━━ DATASET EXCERPT
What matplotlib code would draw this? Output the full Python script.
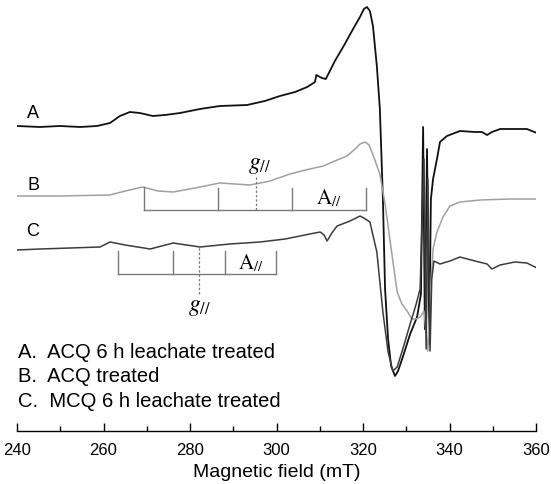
import matplotlib
matplotlib.use("Agg")
import matplotlib.pyplot as plt

plt.rcParams["font.family"] = ["Liberation Sans", "DejaVu Sans"]
plt.rcParams["mathtext.fontset"] = "stix"

# EPR spectra: field (mT) and signal (a.u.)
field_a = [240.0, 245.3, 249.9, 254.6, 258.5, 261.5, 263.8, 266.1, 268.4, 271.4,
           274.2, 277.7, 282.3, 286.9, 293.2, 297.3, 300.8, 304.3, 307.1, 308.9,
           309.2, 310.5, 311.4, 313.5, 315.8, 317.7, 319.3, 320.2, 320.9, 321.6,
           322.3, 323.2, 323.9, 324.6, 325.1, 325.8, 326.5, 327.4, 328.1, 329.2,
           330.9, 332.5, 333.4, 333.9, 334.3, 334.8, 335.3, 335.7, 336.2, 337.1,
           337.8, 339.4, 342.4, 345.9, 347.5, 348.7, 349.8, 351.7, 355.1, 357.9,
           360.2]
signal_a = [0, -1, 0, -1, 0, 3, 10, 14, 13, 10,
            11, 13, 17, 20, 21, 25, 30, 34, 39, 44,
            51, 48, 47, 65, 82, 97, 109, 117, 119, 115,
            100, 60, 17, -73, -163, -213, -240, -250, -245, -231,
            -208, -191, -168, -1, -203, -23, -218, -73, -53, -33,
            -16, -10, -5, -6, -6, -9, -6, -3, -3, -3,
            -7]

field_b = [240.0, 249.9, 261.5, 265.0, 269.1, 272.6, 276.1, 281.2, 286.9, 290.4,
           293.9, 298.5, 303.1, 307.7, 310.8, 313.5, 316.3, 318.2, 319.3, 320.5,
           321.4, 322.5, 323.9, 325.1, 326.2, 327.9, 329.0, 330.2, 331.3, 332.3,
           333.2, 334.1, 335.0, 335.5, 336.2, 337.1, 338.5, 340.1, 342.4, 347.1,
           354.0, 360.2]
signal_b = [0, 0, 1, 5, 9, 5, 4, 8, 13, 12,
            11, 15, 22, 27, 30, 35, 40, 47, 52, 54,
            51, 39, 22, -8, -43, -96, -108, -115, -123, -123,
            -121, -115, -155, -103, -53, -36, -21, -10, -6, -4,
            -3, -3]

field_c = [240.0, 245.3, 252.3, 259.2, 261.5, 265.0, 270.8, 276.1, 282.3, 289.2,
           296.2, 302.0, 307.7, 310.1, 311.0, 311.7, 312.8, 314.0, 317.0, 318.4,
           319.3, 320.2, 321.6, 323.2, 324.6, 325.8, 326.9, 327.9, 329.2, 330.9,
           332.3, 333.2, 334.1, 334.6, 335.0, 335.5, 335.9, 336.4, 337.8, 340.1,
           342.4, 345.9, 348.7, 349.8, 351.7, 355.1, 357.9, 360.2]
signal_c = [-3, -2, -1, 0, 5, 2, -2, 4, 0, 3,
            5, 8, 13, 15, 12, 6, 14, 21, 26, 29,
            31, 29, 25, -5, -65, -105, -124, -120, -102, -77,
            -57, -42, 88, -102, 68, -104, -32, -14, -17, -14,
            -10, -14, -17, -22, -18, -15, -16, -21]

offsets = [305, 235, 184]
colors = ["#111111", "#a0a0a0", "#3c3c3c"]
widths = [1.3, 1.1, 1.1]
curve_names = ["A", "B", "C"]
legend_lines = ["A.  ACQ 6 h leachate treated",
                "B.  ACQ treated",
                "C.  MCQ 6 h leachate treated"]

# hyperfine stick diagrams (mT)
sticks_b = [269.4, 286.5, 303.6, 320.6]
g_par_b = 295.3
sticks_c = [263.4, 276.1, 288.1, 299.9]
g_par_c = 282.1

fig = plt.figure(figsize=(5.51, 4.85), dpi=100)
ax = fig.add_axes([17 / 551, 53 / 485, 519 / 551, 432 / 485])

spectra = [(field_a, signal_a), (field_b, signal_b), (field_c, signal_c)]
for (fx, sy), off, col, w in zip(spectra, offsets, colors, widths):
    ax.plot(fx, [s + off for s in sy], color=col, lw=w)

# stick diagram for B
stick_col = "#7a7a7a"
ax.plot([sticks_b[0], sticks_b[-1]], [221, 221], color=stick_col, lw=1)
for i, s in enumerate(sticks_b):
    ax.plot([s, s], [221, 244 if i == 0 else 243], color=stick_col, lw=1)
ax.plot([g_par_b, g_par_b], [221, 255], color=stick_col, lw=0.9, ls=(0, (2, 1.5)))
ax.text(g_par_b + 0.8, 256, r"$g_{//}$", fontsize=17, ha="center", va="bottom")
ax.text((sticks_b[2] + sticks_b[3]) / 2, 234, r"$\mathrm{A}_{//}$", fontsize=15,
        ha="center", va="center")

# stick diagram for C
ax.plot([sticks_c[0], sticks_c[-1]], [157, 157], color=stick_col, lw=1)
for s in sticks_c:
    ax.plot([s, s], [157, 180], color=stick_col, lw=1)
ax.plot([g_par_c, g_par_c], [137, 185], color=stick_col, lw=0.9, ls=(0, (2, 1.5)))
ax.text(g_par_c, 136, r"$g_{//}$", fontsize=17, ha="center", va="top")
ax.text((sticks_c[2] + sticks_c[3]) / 2, 169, r"$\mathrm{A}_{//}$", fontsize=15,
        ha="center", va="center")

# curve labels
for name, y in zip(curve_names, [319, 247, 200]):
    ax.text(243.7, y, name, fontsize=13, ha="center", va="center")

for txt, y in zip(legend_lines, [80, 55, 30]):
    ax.text(240.3, y, txt, fontsize=14.5, ha="left", va="center")

ax.set_xlim(240, 360)
ax.set_ylim(0, 432)
for side in ["left", "right", "top"]:
    ax.spines[side].set_visible(False)
ax.spines["bottom"].set_linewidth(1.0)
ax.set_yticks([])
ax.set_xticks([240, 260, 280, 300, 320, 340, 360])
ax.set_xticks([250, 270, 290, 310, 330, 350], minor=True)
ax.tick_params(axis="x", which="major", direction="in", length=6, width=1,
               labelsize=12, pad=8)
ax.tick_params(axis="x", which="minor", direction="in", length=3.5, width=1)
ax.set_xlabel("Magnetic field (mT)", fontsize=14, labelpad=4)
ax.patch.set_visible(False)

fig.savefig("out.png", dpi=100)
━━━━
Write the listing above out again exactly, dropping each image.

What matplotlib code would draw this? Output the full Python script.
import matplotlib
matplotlib.use("Agg")
import matplotlib.pyplot as plt

plt.rcParams["font.family"] = ["Liberation Sans", "DejaVu Sans"]
plt.rcParams["mathtext.fontset"] = "stix"

# EPR spectra: field (mT) and signal (a.u.)
field_a = [240.0, 245.3, 249.9, 254.6, 258.5, 261.5, 263.8, 266.1, 268.4, 271.4,
           274.2, 277.7, 282.3, 286.9, 293.2, 297.3, 300.8, 304.3, 307.1, 308.9,
           309.2, 310.5, 311.4, 313.5, 315.8, 317.7, 319.3, 320.2, 320.9, 321.6,
           322.3, 323.2, 323.9, 324.6, 325.1, 325.8, 326.5, 327.4, 328.1, 329.2,
           330.9, 332.5, 333.4, 333.9, 334.3, 334.8, 335.3, 335.7, 336.2, 337.1,
           337.8, 339.4, 342.4, 345.9, 347.5, 348.7, 349.8, 351.7, 355.1, 357.9,
           360.2]
signal_a = [0, -1, 0, -1, 0, 3, 10, 14, 13, 10,
            11, 13, 17, 20, 21, 25, 30, 34, 39, 44,
            51, 48, 47, 65, 82, 97, 109, 117, 119, 115,
            100, 60, 17, -73, -163, -213, -240, -250, -245, -231,
            -208, -191, -168, -1, -203, -23, -218, -73, -53, -33,
            -16, -10, -5, -6, -6, -9, -6, -3, -3, -3,
            -7]

field_b = [240.0, 249.9, 261.5, 265.0, 269.1, 272.6, 276.1, 281.2, 286.9, 290.4,
           293.9, 298.5, 303.1, 307.7, 310.8, 313.5, 316.3, 318.2, 319.3, 320.5,
           321.4, 322.5, 323.9, 325.1, 326.2, 327.9, 329.0, 330.2, 331.3, 332.3,
           333.2, 334.1, 335.0, 335.5, 336.2, 337.1, 338.5, 340.1, 342.4, 347.1,
           354.0, 360.2]
signal_b = [0, 0, 1, 5, 9, 5, 4, 8, 13, 12,
            11, 15, 22, 27, 30, 35, 40, 47, 52, 54,
            51, 39, 22, -8, -43, -96, -108, -115, -123, -123,
            -121, -115, -155, -103, -53, -36, -21, -10, -6, -4,
            -3, -3]

field_c = [240.0, 245.3, 252.3, 259.2, 261.5, 265.0, 270.8, 276.1, 282.3, 289.2,
           296.2, 302.0, 307.7, 310.1, 311.0, 311.7, 312.8, 314.0, 317.0, 318.4,
           319.3, 320.2, 321.6, 323.2, 324.6, 325.8, 326.9, 327.9, 329.2, 330.9,
           332.3, 333.2, 334.1, 334.6, 335.0, 335.5, 335.9, 336.4, 337.8, 340.1,
           342.4, 345.9, 348.7, 349.8, 351.7, 355.1, 357.9, 360.2]
signal_c = [-3, -2, -1, 0, 5, 2, -2, 4, 0, 3,
            5, 8, 13, 15, 12, 6, 14, 21, 26, 29,
            31, 29, 25, -5, -65, -105, -124, -120, -102, -77,
            -57, -42, 88, -102, 68, -104, -32, -14, -17, -14,
            -10, -14, -17, -22, -18, -15, -16, -21]

offsets = [305, 235, 184]
colors = ["#111111", "#a0a0a0", "#3c3c3c"]
widths = [1.3, 1.1, 1.1]
curve_names = ["A", "B", "C"]
legend_lines = ["A.  ACQ 6 h leachate treated",
                "B.  ACQ treated",
                "C.  MCQ 6 h leachate treated"]

# hyperfine stick diagrams (mT)
sticks_b = [269.4, 286.5, 303.6, 320.6]
g_par_b = 295.3
sticks_c = [263.4, 276.1, 288.1, 299.9]
g_par_c = 282.1

fig = plt.figure(figsize=(5.51, 4.85), dpi=100)
ax = fig.add_axes([17 / 551, 53 / 485, 519 / 551, 432 / 485])

spectra = [(field_a, signal_a), (field_b, signal_b), (field_c, signal_c)]
for (fx, sy), off, col, w in zip(spectra, offsets, colors, widths):
    ax.plot(fx, [s + off for s in sy], color=col, lw=w)

# stick diagram for B
stick_col = "#7a7a7a"
ax.plot([sticks_b[0], sticks_b[-1]], [221, 221], color=stick_col, lw=1)
for i, s in enumerate(sticks_b):
    ax.plot([s, s], [221, 244 if i == 0 else 243], color=stick_col, lw=1)
ax.plot([g_par_b, g_par_b], [221, 255], color=stick_col, lw=0.9, ls=(0, (2, 1.5)))
ax.text(g_par_b + 0.8, 256, r"$g_{//}$", fontsize=17, ha="center", va="bottom")
ax.text((sticks_b[2] + sticks_b[3]) / 2, 234, r"$\mathrm{A}_{//}$", fontsize=15,
        ha="center", va="center")

# stick diagram for C
ax.plot([sticks_c[0], sticks_c[-1]], [157, 157], color=stick_col, lw=1)
for s in sticks_c:
    ax.plot([s, s], [157, 180], color=stick_col, lw=1)
ax.plot([g_par_c, g_par_c], [137, 185], color=stick_col, lw=0.9, ls=(0, (2, 1.5)))
ax.text(g_par_c, 136, r"$g_{//}$", fontsize=17, ha="center", va="top")
ax.text((sticks_c[2] + sticks_c[3]) / 2, 169, r"$\mathrm{A}_{//}$", fontsize=15,
        ha="center", va="center")

# curve labels
for name, y in zip(curve_names, [319, 247, 200]):
    ax.text(243.7, y, name, fontsize=13, ha="center", va="center")

for txt, y in zip(legend_lines, [80, 55, 30]):
    ax.text(240.3, y, txt, fontsize=14.5, ha="left", va="center")

ax.set_xlim(240, 360)
ax.set_ylim(0, 432)
for side in ["left", "right", "top"]:
    ax.spines[side].set_visible(False)
ax.spines["bottom"].set_linewidth(1.0)
ax.set_yticks([])
ax.set_xticks([240, 260, 280, 300, 320, 340, 360])
ax.set_xticks([250, 270, 290, 310, 330, 350], minor=True)
ax.tick_params(axis="x", which="major", direction="in", length=6, width=1,
               labelsize=12, pad=8)
ax.tick_params(axis="x", which="minor", direction="in", length=3.5, width=1)
ax.set_xlabel("Magnetic field (mT)", fontsize=14, labelpad=4)
ax.patch.set_visible(False)

fig.savefig("out.png", dpi=100)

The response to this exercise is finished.